Finding the Right Secondary Source 

  • Focus on Reputable Sources: Prioritize publications from well-established legal publishers and authors with expertise in the relevant area of law. 
  • Consider Publication Dates: Legal principles can evolve over time. Ensure your secondary sources are current and reflect recent legal developments. 
  • Leverage Online Resources: Many legal databases offer access to a wealth of secondary sources, including law reviews, articles, and practice guides. 

Step 4: Shepherding Your Sources: Evaluation and Credibility 

Not all information is created equal. Here’s how to critically evaluate your research findings: 

  • Authorship: Consider the credentials and expertise of the author of a secondary source. 
  • Publication Date: Ensure your sources are recent enough to reflect current legal developments. 
  • Objectivity: Be wary of sources that exhibit significant bias or promote a particular agenda. 
  • Case Citations: Verify that secondary sources accurately cite primary sources to support their claims. 

Step 5: Technology as Your Ally: Legal Databases and Research Tools 

The legal research landscape has been transformed by technology. Here are some powerful tools at your disposal: 

  • Westlaw and LexisNexis: These leading online legal research platforms provide comprehensive access to primary and secondary sources, including case law, statutes, regulations, and legal publications. 
  • Google Scholar: While not a substitute for dedicated legal databases, Google Scholar can be a valuable tool for finding relevant legal articles and academic publications. 
  • Free Legal Research Resources: Many law libraries and government websites offer access to legal databases and research tools at no cost. 

Step 6: Effective Legal Research: Beyond the Basics 

Mastering legal research goes beyond simply finding the right sources. Here are some additional tips for success: 

  • Take Detailed Notes: Capture key information from your research, including source citations, legal principles, and relevant case summaries. 
  • Organize Your Findings: Utilize a research management tool or develop a system to organize your research materials and notes effectively. 
  • Seek Guidance: Don’t hesitate to seek help from librarians, legal professionals, or experienced researchers when navigating complex legal issues. 
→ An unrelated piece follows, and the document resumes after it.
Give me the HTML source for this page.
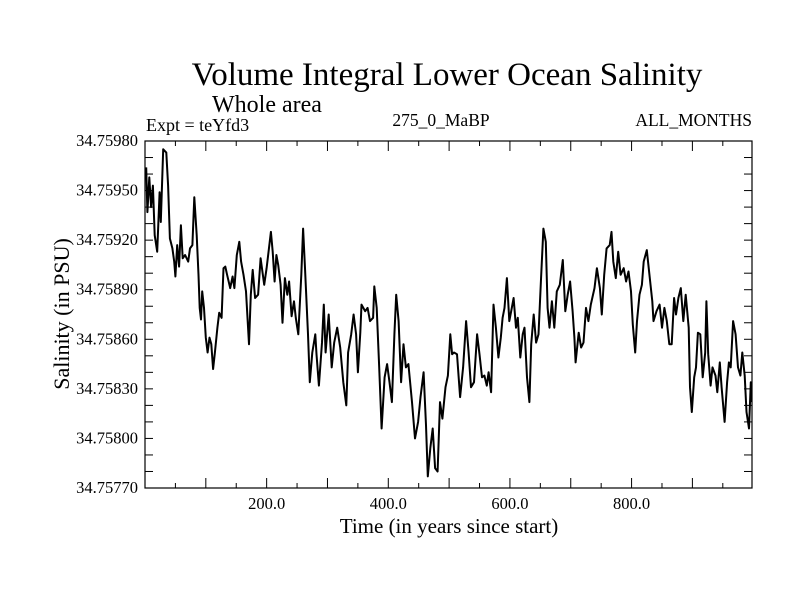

So, this is all from Major Nirvikar Singh Advocate. Effective legal research is a continuous process, demanding a blend of skill, discipline, and a commitment to lifelong learning. It requires a thorough understanding of the law, the ability to navigate complex legal databases, and a dedication to staying updated on new developments in the legal field. By embracing these qualities, legal professionals can ensure that their research is comprehensive, accurate, and ultimately beneficial to their clients.